As for the music: With “roots” being an ephemeral term, the festival is able to draw artists and their fans from a wide variety of different-yet-related genres, from folk, country and bluegrass to roots-rock, and yes, blues, too. Over the years, headline acts have included the Black Crowes, the Avett Brothers, Brandi Carlile, Los Lobos, Buddy Guy, Emmylou Harris and Gary Clark Jr.
“(The name) gives us a certain amount of flexibility, Varvaro says. “We want to appeal to what might be considered our base, but we’re also about expanding our audience.”
This year’s lineup
In addition to major artists such as Morris, Prine, Harper and Isbell, this year’s lineup includes a wide range of notable acts, such as Lukas Nelson & Promise of the Real, Amanda Shires (who along with Morris is part of the new country supergroup the Highwomen), Nick Lowe and Los Straitjackets, Patty Griffin, Del McCoury, Dave Alvin & Jimmie Dale Gilmore and Mandolin Orange.
Among the homegrown Missouri acts performing — a perennial Roots N Blues N BBQ feature — are Columbia’s Burney Sisters, St. Louis’ John Henry and the Mighty Pines and — close enough — Belleville’s Old Salt Union.

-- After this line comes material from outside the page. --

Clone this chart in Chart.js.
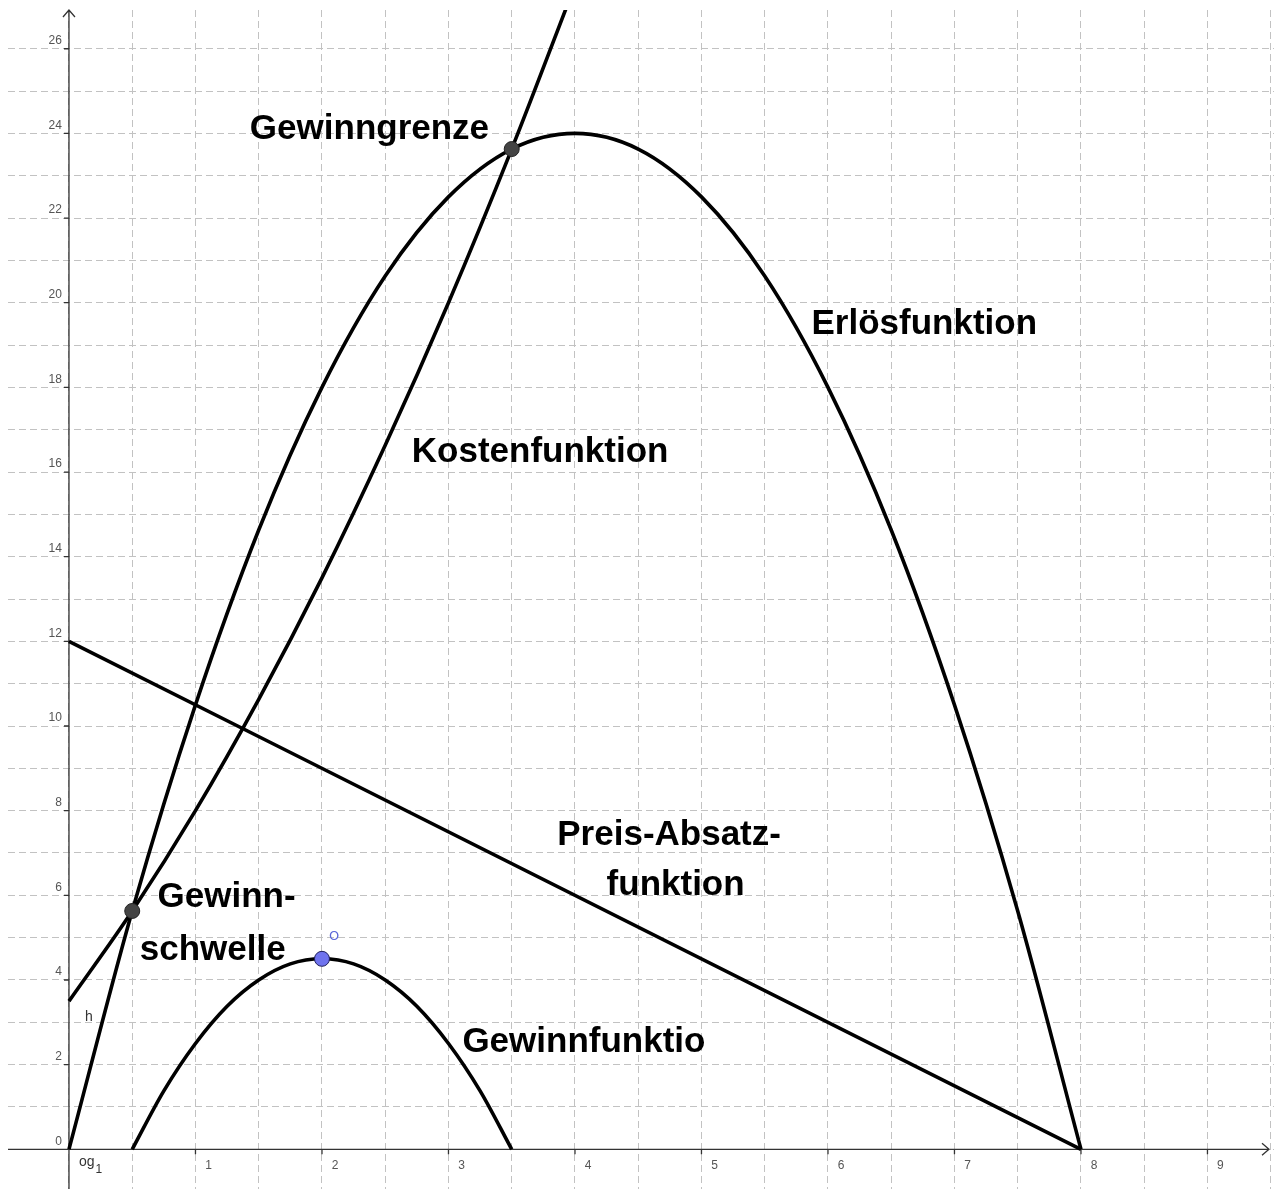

Regarding St. Louis’ loss of its major music festival, Varvaro says: “Our hearts broke surrounding LouFest. You hate to see anything like that happen. There were people trying to get us to slam on LouFest and say, ‘What would you have done differently?’ But there’s no way that we would do that.
“We want people from St. Louis — and we get people from St. Louis — to come to our festival. But we don’t promote ourselves at (others’) expense. People who have a passion for music find the music, and people are finding us.”